By the time I got out of the water, the parking lot was full. The vibe was buoyant; everyone seemed to know one another. In a change from the 1980s, you now see women surfing, often middle-aged, who must have taken it up during my decades-long absence from the state. There was a lot of joshing and catching up among the locals. I was happy to take it in and receive the occasional nod of welcome as I struggled to peel my wetsuit over my petrified feet.

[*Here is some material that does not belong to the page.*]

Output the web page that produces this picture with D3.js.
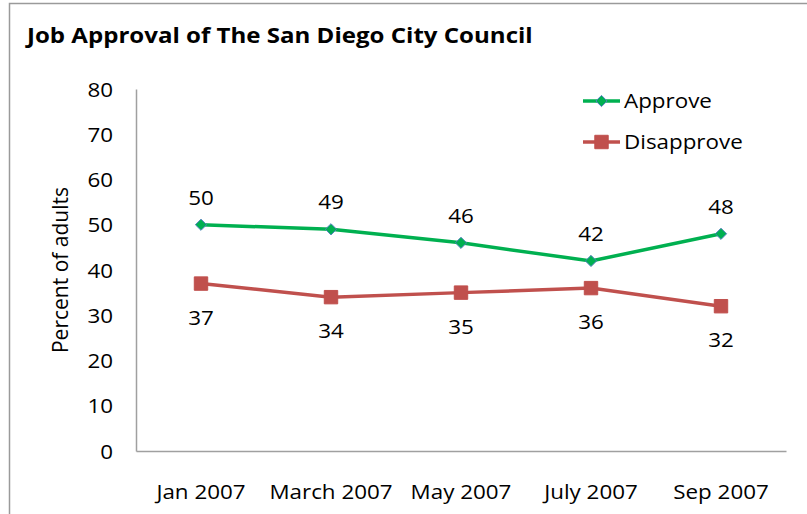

Writing recently in The New Yorker, Jay Caspian Kang speaks of chronic bad vibes at a surf spot called Linda Mar, near San Francisco, which he attributed to the spillover of Internet culture into the lineup. That may be, but there is also still a lot of love up and down the coast. Perhaps there is more of it in places such as Ventura that aren’t at the frontlines of cultural revolution and accelerated demographic upheaval. The parking lot at C Street is the kind of place one can still come home to.33xThe very term “localism” may be a coinage of surf culture. That is the setting in which I first heard it, at any rate—as in “Don’t even think about surfing Oxnard, it’s heavily localized.” Meaning, you (or your parked car) are likely to get the rough music if you trespass against the resident surfers’ sense of owned space. Just as the black-trunked Da Hui enforce deference and control access to the waves on Oahu’s North Shore (meaning, you don’t get any), rival skinhead factions were said to demarcate Oxnard’s surf spots in the 1980s. I didn’t know what to make of such claims until the time a bunch of Oxnard skinheads showed up at a Ramones show at a tiny club (no kidding) in Santa Barbara’s east-side barrio and proceeded to beat the crap out of a couple of people. I’d never seen violence like that, and hope I don’t again.